The overlap of our research and cognitive development seems to be that arts integration, using our (Southworth, Gardiner and Westervelt’s, 2017 ) new definition for that, i.e., overlapping skill learning, analogous thinking and mental stretching, may also fit into Jaeggi et al.’s (2008), work on fluid intelligence in that, as Robert Sternberg helps us to list:

  1. “fluid intelligence is trainable to a significant and meaningful degree
  2. The training is subject to dosage effects with more training leading to greater gains
  3. The effect occurs across the spectrum of abilities, although it is larger toward the lower end of the spectrum
  4. The effect can be obtained by training on problems that, as least superficially, do not resemble those on the fluid-ability tests.
  5. Working memory has come to be viewed as a key determiner of fluid intelligence.
  6. Conventional tests of intellectual abilities and aptitudes provide indices that may be dynamic rather than static and modifiable rather than fixed.” (Sternberg, 2008).

Fluid Intelligence Leads to Neuroplasticity Education

So if we have proven that working memory, analogous thinking, acquisition of skill overlaps and experiential learning improve through arts integration, then education systems should be developed that support this type of better learning. This learning is handled by a changing student brain that can change its structure to produce more meaningful understanding. Neuroplasticity can be honored in education by asking the brain how and what it is learning, rather than by standardizing the how and the what it learns. A more dynamic process of education would reflect more interaction between the learner and what is being learned, for example, with teachers facilitating a process to cue students on what to ask, but recording what they actually asked and what they actually learned, would be most interesting. Measuring student learning would become much more robust.

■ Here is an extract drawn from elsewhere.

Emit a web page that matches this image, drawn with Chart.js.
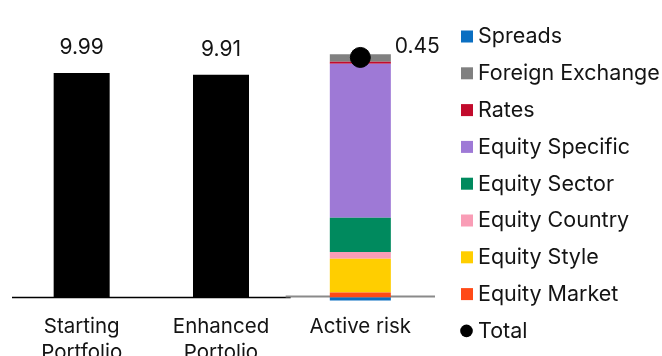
<!DOCTYPE html>
<html>
<head>
<meta charset="utf-8">
<script src="https://cdn.jsdelivr.net/npm/chart.js@4.4.1/dist/chart.umd.min.js"></script>
<style>
  html, body { margin: 0; padding: 0; background: #fff; overflow: hidden; }
  #wrap { position: relative; width: 662px; height: 400px; }
</style>
</head>
<body>
<div id="wrap"><canvas id="riskChart"></canvas></div>
<script>
// Categories on the x axis
const categories = [["Starting", "Portfolio"], ["Enhanced", "Portolio"], "Active risk"];

// Total risk of each portfolio (left scale)
const portfolioRisk = [9.99, 9.91, null];

// Active risk split by factor, bottom of the stack first (right scale)
const factorNames = ["Equity Market", "Equity Style", "Equity Country", "Equity Sector",
  "Equity Specific", "Rates", "Foreign Exchange", "Spreads"];
const factorRisk = [0.009, 0.063, 0.013, 0.064, 0.289, 0.004, 0.014, -0.006];
const factorColors = ["#ff4a17", "#ffce00", "#f99db6", "#008a5e",
  "#9e79d6", "#c20b2c", "#808080", "#0a6fc2"];

// Net active risk
const totalRisk = [null, null, 0.45];

const FONT = "Inter, 'Noto Sans', sans-serif";
const TEXT = "#141414";

// one dataset per factor, only the "Active risk" slot has a value
const factorSets = factorNames.map((name, i) => ({
  type: "bar",
  label: name,
  data: categories.map((c, j) => (j === 2 ? factorRisk[i] : null)),
  backgroundColor: factorColors[i],
  yAxisID: "y2",
  barPercentage: 0.438,
  categoryPercentage: 1,
  clip: false,
}));

// axis line: black under the portfolios, grey under the active risk bar
const baseLines = {
  id: "baseLines",
  beforeDatasetsDraw(chart) {
    const { ctx, chartArea, scales } = chart;
    const x = scales.x;
    const y0 = scales.y.getPixelForValue(0);
    const split = (x.getPixelForValue(1) + x.getPixelForValue(2)) / 2;
    ctx.save();
    ctx.strokeStyle = "#000";
    ctx.lineWidth = 1.5;
    ctx.beginPath();
    ctx.moveTo(chartArea.left, y0 + 0.3);
    ctx.lineTo(split, y0 + 0.3);
    ctx.stroke();
    ctx.strokeStyle = "#8a8a8a";
    ctx.lineWidth = 2;
    ctx.beginPath();
    ctx.moveTo(split - 5, y0 - 0.7);
    ctx.lineTo(chartArea.right + 5, y0 - 0.7);
    ctx.stroke();
    ctx.restore();
  },
};

// value labels above the black bars and beside the total dot
const valueLabels = {
  id: "valueLabels",
  afterDatasetsDraw(chart) {
    const { ctx } = chart;
    ctx.save();
    ctx.fillStyle = TEXT;
    ctx.font = "21px " + FONT;
    ctx.textAlign = "center";
    ctx.textBaseline = "middle";
    chart.getDatasetMeta(1).data.forEach((bar, i) => {
      if (portfolioRisk[i] == null) return;
      ctx.fillText(portfolioRisk[i].toFixed(2), bar.x, bar.y - 25);
    });
    chart.getDatasetMeta(0).data.forEach((pt, i) => {
      if (totalRisk[i] == null) return;
      ctx.fillText(totalRisk[i].toFixed(2), pt.x + 57, pt.y - 11);
    });
    ctx.restore();
  },
};

// legend on the right: factors top of stack first, then the total
const sideLegend = {
  id: "sideLegend",
  afterDraw(chart) {
    const { ctx } = chart;
    const sets = chart.data.datasets.slice(2).reverse();
    sets.push(chart.data.datasets[0]);
    ctx.save();
    ctx.font = "21.5px " + FONT;
    ctx.textBaseline = "middle";
    sets.forEach((ds, i) => {
      const y = 36.5 + i * 36.8;
      ctx.fillStyle = ds.backgroundColor;
      if (ds.type === "line") {
        ctx.beginPath();
        ctx.arc(466.5, y, 6.3, 0, Math.PI * 2);
        ctx.fill();
      } else {
        ctx.fillRect(461, y - 6, 12, 12);
      }
      ctx.fillStyle = TEXT;
      ctx.fillText(ds.label, 478, y + 0.5);
    });
    ctx.restore();
  },
};

new Chart(document.getElementById("riskChart"), {
  data: {
    labels: categories,
    datasets: [
      {
        type: "line",
        label: "Total",
        data: totalRisk,
        yAxisID: "y2",
        showLine: false,
        pointRadius: 10,
        pointHoverRadius: 10,
        backgroundColor: "#000",
        borderColor: "#000",
        clip: false,
      },
      {
        type: "bar",
        label: "Portfolio",
        data: portfolioRisk,
        backgroundColor: "#000",
        yAxisID: "y",
        barPercentage: 0.402,
        categoryPercentage: 1,
      },
      ...factorSets,
    ],
  },
  options: {
    responsive: true,
    maintainAspectRatio: false,
    animation: false,
    layout: { padding: { left: 12, right: 232, top: 26, bottom: 25.5 } },
    plugins: { legend: { display: false }, tooltip: { enabled: false } },
    scales: {
      x: {
        stacked: true,
        offset: true,
        grid: { display: false },
        border: { display: false },
        ticks: {
          color: TEXT,
          padding: 8,
          font: { family: FONT, size: 20.5, lineHeight: 1.3 },
          maxRotation: 0,
        },
      },
      y: { display: false, min: 0, max: 12.08 },
      y2: { display: false, stacked: true, min: 0, max: 0.509 },
    },
  },
  plugins: [baseLines, valueLabels, sideLegend],
});
</script>
</body>
</html>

Neuroplasticity in education that leads to better learning should also be encouraged by designing more accurate assessments of student learning. Current measurement of student learning superficially lumps students along a 0-100, A, B, C, D, F continuum of success. What a mistake! Asking students to learn only about others and measuring that as a set of facts to be recalled on standardized tests ignores all the learning that these brains are doing. Designing new tests, especially assessments that are more accurate, such as creative assessments that honor individual creative choice would help education become more fluid.

References

  • Doidge, N. (2015) The Brain’s Way of Healing. New York: Viking.
  • Jaeggi, SM, Buschkuehl, M, Jonides, J., Perrig, WJ. (2008). Improving Fluid Intelligences with Training on Working Memory.Proceedings of the National Academy of Science (PNAS), Vol. 105, no. 19: 6829-6833.
  • Southworth, R., Gardiner, M., & Westervelt, N. (2017). Measuring the Effectiveness of Arts Integration on Instructional Improvement and Student Achievement in Disadvantaged Populations. San Antonio, TX: Paper presented at the American Educational Research Association annual meeting.
  • Sternberg, R. (May, 2008) Increasing Fluid Intelligence is Possible After All. Proceedings of the National Academy of Science (PNAS), Vol. 105, no. 19, pps. 6791-6792.
Dr. Robert A. Southworth, Jr.

Dr. Robert A. Southworth, Jr.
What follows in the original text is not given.